Magarian spends 50 percent of his time working on his research project under the guidance of Warren Seering, the Weber-Shaughness Professor in the Department of Mechanical Engineering. The other half of his time is spent teaching Course 6.912 (Engineering Leadership), which is part of the GEL core curriculum and is paired with a lab component in which students work in groups on exercises and simulations that are similar to what they might face on the job as engineers.

Interest in the course, which teaches students about leadership styles, team building, ethical decision making, advocacy, and conflict management, to name a few topics, has been growing, according to Magarian, who notes that enrollment has been increasing in recent years.

Among its other goals, the course aims to give students a taste of what careers in the engineering industry are really like. “This fairytale version of what engineering is, that engineers make spaceships — it’s too vague. Those descriptions don’t tell you what the day-to-day work life is like,” Magarian says.

When is a job an engineering job?

When Magarian isn’t preparing lectures for class, he’s working on his research, advised by Seering and faculty at the MIT Sloan School of Management. His research centers around two questions. The first is: How should we characterize engineering careers in the 21st century?

There has been a recent explosion in the diversity of job titles and hybrid roles in the professional engineering world, Magarian says. For many of these roles, such as in product management or innovation strategy, for example, there may be variance in how engineering-related these roles are across industry.

“One of the things I still see with students is that some have no problem envisioning a career that involves starting out as an engineer and later becoming a manager. They don’t view that as a career change,” he says. “But then other students are trying to decide whether they want to go into engineering or management. And they view it as a dichotomy.”

These distinctions in how jobs are characterized are important for communicating about and analyzing workforce issues, such as why women make up less than 15 percent of the workers in engineering fields.

“If you’re wondering why more women aren’t going into engineering, and you don’t have a way of saying which jobs are engineering jobs, and if you’re not measuring that consistently across different research studies, you could be introducing some error,” Magarian says.

Forces at work

Thousands of papers in neatly organized folders are sitting on a metal cart behind Magarian’s desk. They hold the responses of over 1,100 seniors majoring in mechanical engineering, from nine universities across the country. Magarian hopes the data within these files will address his second important research question: What are the mechanisms at play that attract some engineering graduates to conventional engineering jobs, draw others to hybrid jobs, and cause still others to leave the field altogether?

Each student that participated in the experiment has provided their internship history and work experience, as well as other information that reflects, for example, their mathematics confidence. Magarian would provide each student with several different job descriptions: Job A might emphasize collaboration, involve a strong mathematics component, be a short-term position, and require working under someone else. Each student then provides a rating of interest for each role. Magarian is trying to understand and control for a factor that he calls “informedness” — the extent to which students are aware of certain key attributes of jobs when they are considering taking a particular role.

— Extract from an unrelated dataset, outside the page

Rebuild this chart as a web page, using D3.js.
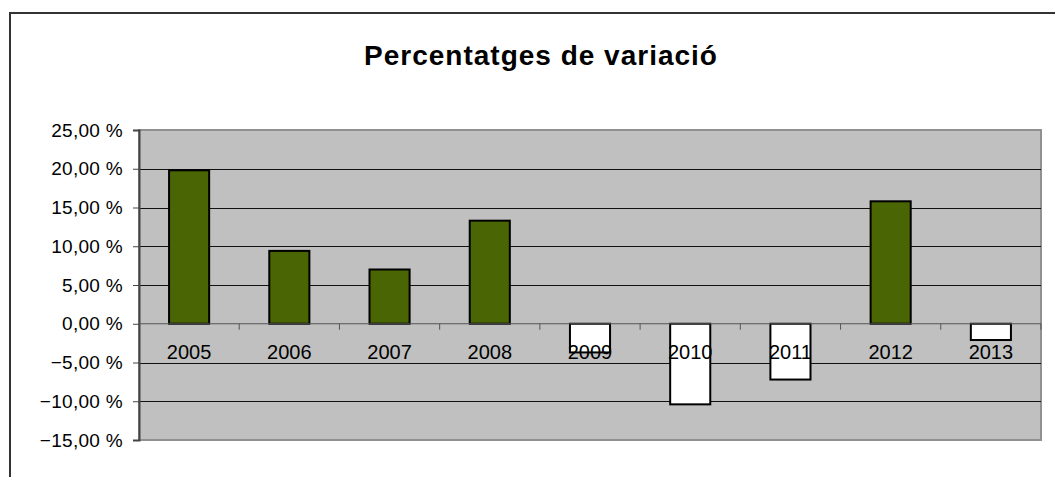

“The working hypothesis is that when students graduate, they have a variation in their ‘informedness,’” he says. “What happens when we take that variance out of the picture? What types of students go towards what types of roles?”

For example, Magarian says, the literature claims that math confidence, while important, does not fully determine whether an engineering student will choose a more math-intensive engineering job. However, when Magarian controls the students’ understanding of how much math the job requires, he says you start to see what you might expect. Math-confident students gravitate towards “mathy” jobs — a finding that should be useful for employers who say they have difficulty recruiting the types of students they are looking for.

Experience begets wisdom

While teaching or conducting research, Magarian often tries to put himself back in the shoes of the people he’s trying to study. He remembers when he, too, was an engineering graduate unraveling the complexities of finding the right job.

“My priorities at the time were, ‘I want to get everything taken care of. I want to get my student debt paid off. I want to get my job,’” he says. “That’s just who I was at the time. There was comfort in having a decent, respectable offer that met my needs and seemed to be the right thing. So, I can understand why students might jump on offers that are the best fit for them now.”

At the moment, Magarian isn’t sure about where he might fit once he completes his PhD, but he expects to stay somewhere at the nexus of industry, workforce issues, and higher education.

“Being an older grad student has afforded me the opportunity to spend time in the environment that I’m now passionate about researching, which gives me all kinds of ideas about what I want to investigate about that environment,” Magarian says. “So, I actually relish my industry experience, because it fueled my research interests and gave me a legitimate passion for some of the things I want to try to understand or solve.”